Problem statement
Exclude the pictures and reproduce the remaining data exactly as written.

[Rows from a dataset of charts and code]
###
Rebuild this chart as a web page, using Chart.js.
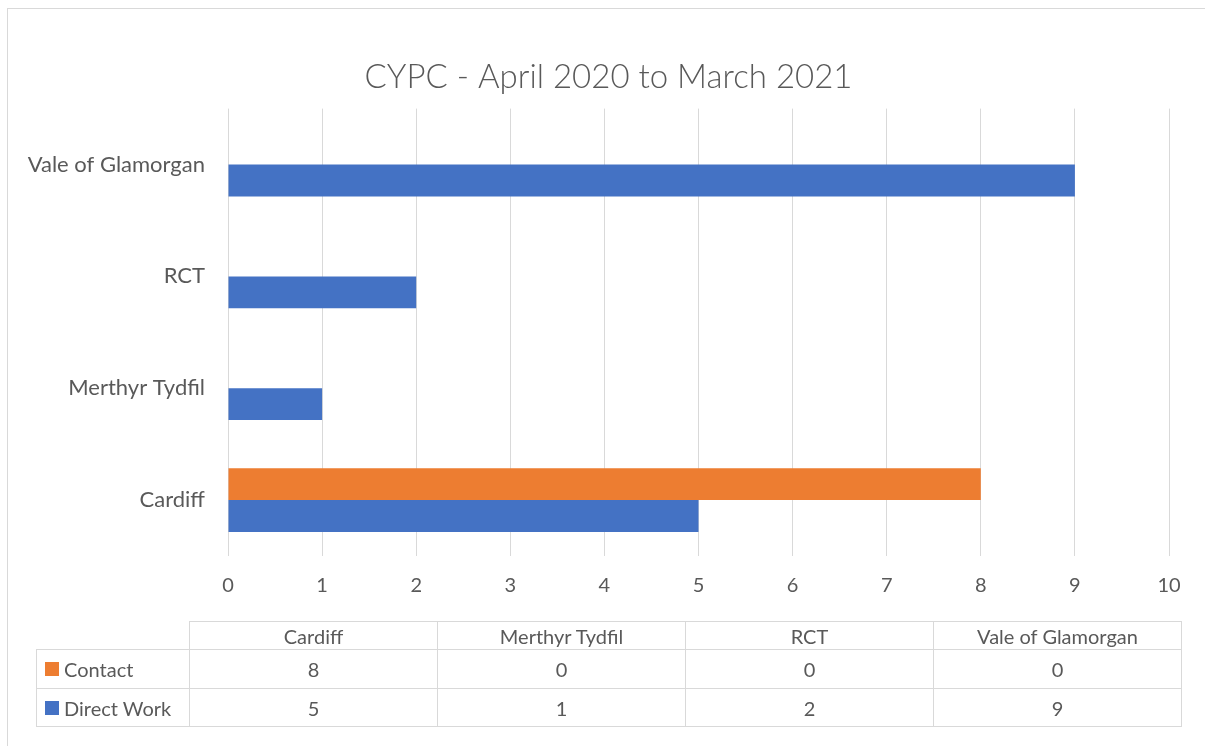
<!DOCTYPE html>
<html>
<head>
<meta charset="utf-8">
<script src="https://cdn.jsdelivr.net/npm/chart.js@4"></script>
<style>
  html, body { margin: 0; padding: 0; background: #fff; }
  body { width: 1205px; height: 746px; position: relative; overflow: hidden; font-family: Lato, "Open Sans", sans-serif; }
  #rahmen { position: absolute; left: 7px; top: 8px; width: 1300px; height: 800px; border-left: 1px solid #d9d9d9; border-top: 1px solid #d9d9d9; }
  #leinwand { position: absolute; left: 0; top: 0; }
  #tabelle { position: absolute; left: 0; top: 0; width: 1205px; height: 746px; pointer-events: none; }
  .zelle { position: absolute; box-sizing: border-box; border: 1px solid #d9d9d9; color: #595959; font-size: 20px; display: flex; align-items: center; justify-content: center; }
  .legende { justify-content: flex-start; padding-left: 8px; }
  .quadrat { display: inline-block; width: 14px; height: 14px; margin-right: 5px; }
</style>
</head>
<body>
<div id="rahmen"></div>
<canvas id="leinwand" width="1205" height="746"></canvas>
<div id="tabelle"></div>
<script>
// Daten
const kategorien = ['Cardiff', 'Merthyr Tydfil', 'RCT', 'Vale of Glamorgan'];
const kontakt = [8, 0, 0, 0];
const direkteArbeit = [5, 1, 2, 9];
const serienNamen = ['Contact', 'Direct Work'];
const farben = { kontakt: '#ED7D31', direkt: '#4472C4' };
const titel = 'CYPC - April 2020 to March 2021';

const grau = '#595959';
const gitter = '#d9d9d9';

const ctx = document.getElementById('leinwand').getContext('2d');
const grafik = new Chart(ctx, {
    type: 'bar',
    data: {
        labels: kategorien,
        datasets: [
            {
                label: serienNamen[0],
                data: kontakt,
                backgroundColor: farben.kontakt,
                borderWidth: 0,
                barPercentage: 1,
                categoryPercentage: 0.57
            },
            {
                label: serienNamen[1],
                data: direkteArbeit,
                backgroundColor: farben.direkt,
                borderWidth: 0,
                barPercentage: 1,
                categoryPercentage: 0.57
            }
        ]
    },
    options: {
        indexAxis: 'y',
        responsive: false,
        animation: false,
        layout: {
            padding: { left: 12, right: 0, top: 0, bottom: 140 }
        },
        plugins: {
            legend: { display: false },
            tooltip: { enabled: false },
            title: {
                display: true,
                text: titel,
                color: grau,
                font: { family: 'Lato', size: 33, weight: '300' },
                padding: { top: 58, bottom: 11 }
            }
        },
        scales: {
            x: {
                min: 0,
                max: 10,
                ticks: {
                    stepSize: 1,
                    color: grau,
                    font: { family: 'Lato', size: 20 },
                    padding: 18
                },
                grid: { color: gitter, lineWidth: 1, drawTicks: false },
                border: { display: false },
                afterFit: function (skala) { skala.height = 50; }
            },
            y: {
                reverse: true,
                ticks: {
                    color: grau,
                    font: { family: 'Lato', size: 22 },
                    padding: 23
                },
                grid: { display: false, drawTicks: false },
                border: { display: false },
                afterFit: function (skala) { skala.width = 216; }
            },
            rechts: {
                type: 'linear',
                position: 'right',
                ticks: { display: false },
                grid: { display: false, drawTicks: false },
                border: { display: false },
                afterFit: function (skala) { skala.width = 36; }
            }
        }
    }
});

// Datentabelle unter dem Diagramm
const tabelle = document.getElementById('tabelle');
function zelle(x, y, b, h, inhalt, klasse) {
    const d = document.createElement('div');
    d.className = 'zelle' + (klasse ? ' ' + klasse : '');
    d.style.left = x + 'px';
    d.style.top = y + 'px';
    d.style.width = b + 'px';
    d.style.height = h + 'px';
    d.innerHTML = inhalt;
    tabelle.appendChild(d);
}
const spaltenStart = 189, spaltenBreite = 248;
const kopfOben = 621, zeile1 = 649, zeile2 = 688, zeilenHoehe = 39;
kategorien.forEach(function (k, i) {
    const x = spaltenStart + i * spaltenBreite;
    zelle(x, kopfOben, spaltenBreite + 1, 29, k);
    zelle(x, zeile1, spaltenBreite + 1, zeilenHoehe + 1, kontakt[i]);
    zelle(x, zeile2, spaltenBreite + 1, zeilenHoehe, direkteArbeit[i]);
});
zelle(36, zeile1, spaltenStart - 36 + 1, zeilenHoehe + 1,
    '<span class="quadrat" style="background:' + farben.kontakt + '"></span>' + serienNamen[0], 'legende');
zelle(36, zeile2, spaltenStart - 36 + 1, zeilenHoehe,
    '<span class="quadrat" style="background:' + farben.direkt + '"></span>' + serienNamen[1], 'legende');
</script>
</body>
</html>
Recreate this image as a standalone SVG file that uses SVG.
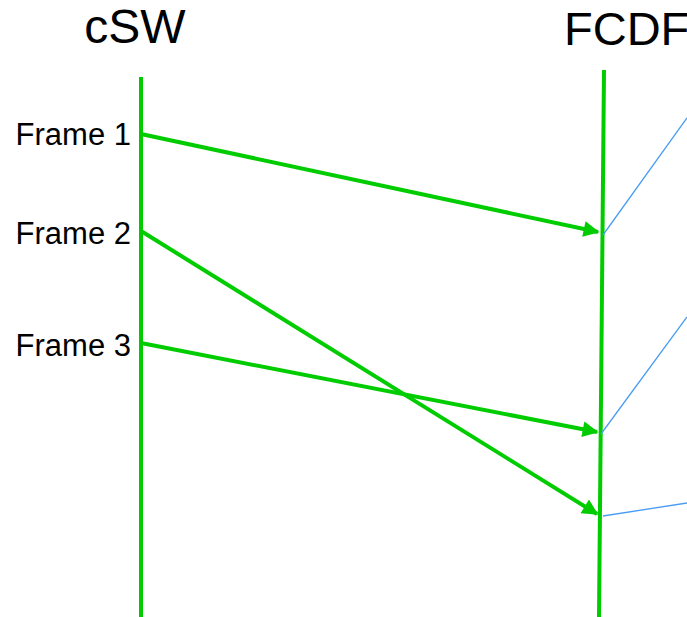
###
The response
Rebuild this chart as a web page, using Chart.js.
<!DOCTYPE html>
<html>
<head>
<meta charset="utf-8">
<script src="https://cdn.jsdelivr.net/npm/chart.js@4"></script>
<style>
  html, body { margin: 0; padding: 0; background: #fff; }
  body { width: 1205px; height: 746px; position: relative; overflow: hidden; font-family: Lato, "Open Sans", sans-serif; }
  #rahmen { position: absolute; left: 7px; top: 8px; width: 1300px; height: 800px; border-left: 1px solid #d9d9d9; border-top: 1px solid #d9d9d9; }
  #leinwand { position: absolute; left: 0; top: 0; }
  #tabelle { position: absolute; left: 0; top: 0; width: 1205px; height: 746px; pointer-events: none; }
  .zelle { position: absolute; box-sizing: border-box; border: 1px solid #d9d9d9; color: #595959; font-size: 20px; display: flex; align-items: center; justify-content: center; }
  .legende { justify-content: flex-start; padding-left: 8px; }
  .quadrat { display: inline-block; width: 14px; height: 14px; margin-right: 5px; }
</style>
</head>
<body>
<div id="rahmen"></div>
<canvas id="leinwand" width="1205" height="746"></canvas>
<div id="tabelle"></div>
<script>
// Daten
const kategorien = ['Cardiff', 'Merthyr Tydfil', 'RCT', 'Vale of Glamorgan'];
const kontakt = [8, 0, 0, 0];
const direkteArbeit = [5, 1, 2, 9];
const serienNamen = ['Contact', 'Direct Work'];
const farben = { kontakt: '#ED7D31', direkt: '#4472C4' };
const titel = 'CYPC - April 2020 to March 2021';

const grau = '#595959';
const gitter = '#d9d9d9';

const ctx = document.getElementById('leinwand').getContext('2d');
const grafik = new Chart(ctx, {
    type: 'bar',
    data: {
        labels: kategorien,
        datasets: [
            {
                label: serienNamen[0],
                data: kontakt,
                backgroundColor: farben.kontakt,
                borderWidth: 0,
                barPercentage: 1,
                categoryPercentage: 0.57
            },
            {
                label: serienNamen[1],
                data: direkteArbeit,
                backgroundColor: farben.direkt,
                borderWidth: 0,
                barPercentage: 1,
                categoryPercentage: 0.57
            }
        ]
    },
    options: {
        indexAxis: 'y',
        responsive: false,
        animation: false,
        layout: {
            padding: { left: 12, right: 0, top: 0, bottom: 140 }
        },
        plugins: {
            legend: { display: false },
            tooltip: { enabled: false },
            title: {
                display: true,
                text: titel,
                color: grau,
                font: { family: 'Lato', size: 33, weight: '300' },
                padding: { top: 58, bottom: 11 }
            }
        },
        scales: {
            x: {
                min: 0,
                max: 10,
                ticks: {
                    stepSize: 1,
                    color: grau,
                    font: { family: 'Lato', size: 20 },
                    padding: 18
                },
                grid: { color: gitter, lineWidth: 1, drawTicks: false },
                border: { display: false },
                afterFit: function (skala) { skala.height = 50; }
            },
            y: {
                reverse: true,
                ticks: {
                    color: grau,
                    font: { family: 'Lato', size: 22 },
                    padding: 23
                },
                grid: { display: false, drawTicks: false },
                border: { display: false },
                afterFit: function (skala) { skala.width = 216; }
            },
            rechts: {
                type: 'linear',
                position: 'right',
                ticks: { display: false },
                grid: { display: false, drawTicks: false },
                border: { display: false },
                afterFit: function (skala) { skala.width = 36; }
            }
        }
    }
});

// Datentabelle unter dem Diagramm
const tabelle = document.getElementById('tabelle');
function zelle(x, y, b, h, inhalt, klasse) {
    const d = document.createElement('div');
    d.className = 'zelle' + (klasse ? ' ' + klasse : '');
    d.style.left = x + 'px';
    d.style.top = y + 'px';
    d.style.width = b + 'px';
    d.style.height = h + 'px';
    d.innerHTML = inhalt;
    tabelle.appendChild(d);
}
const spaltenStart = 189, spaltenBreite = 248;
const kopfOben = 621, zeile1 = 649, zeile2 = 688, zeilenHoehe = 39;
kategorien.forEach(function (k, i) {
    const x = spaltenStart + i * spaltenBreite;
    zelle(x, kopfOben, spaltenBreite + 1, 29, k);
    zelle(x, zeile1, spaltenBreite + 1, zeilenHoehe + 1, kontakt[i]);
    zelle(x, zeile2, spaltenBreite + 1, zeilenHoehe, direkteArbeit[i]);
});
zelle(36, zeile1, spaltenStart - 36 + 1, zeilenHoehe + 1,
    '<span class="quadrat" style="background:' + farben.kontakt + '"></span>' + serienNamen[0], 'legende');
zelle(36, zeile2, spaltenStart - 36 + 1, zeilenHoehe,
    '<span class="quadrat" style="background:' + farben.direkt + '"></span>' + serienNamen[1], 'legende');
</script>
</body>
</html>
Recreate this image as a standalone SVG file that uses SVG.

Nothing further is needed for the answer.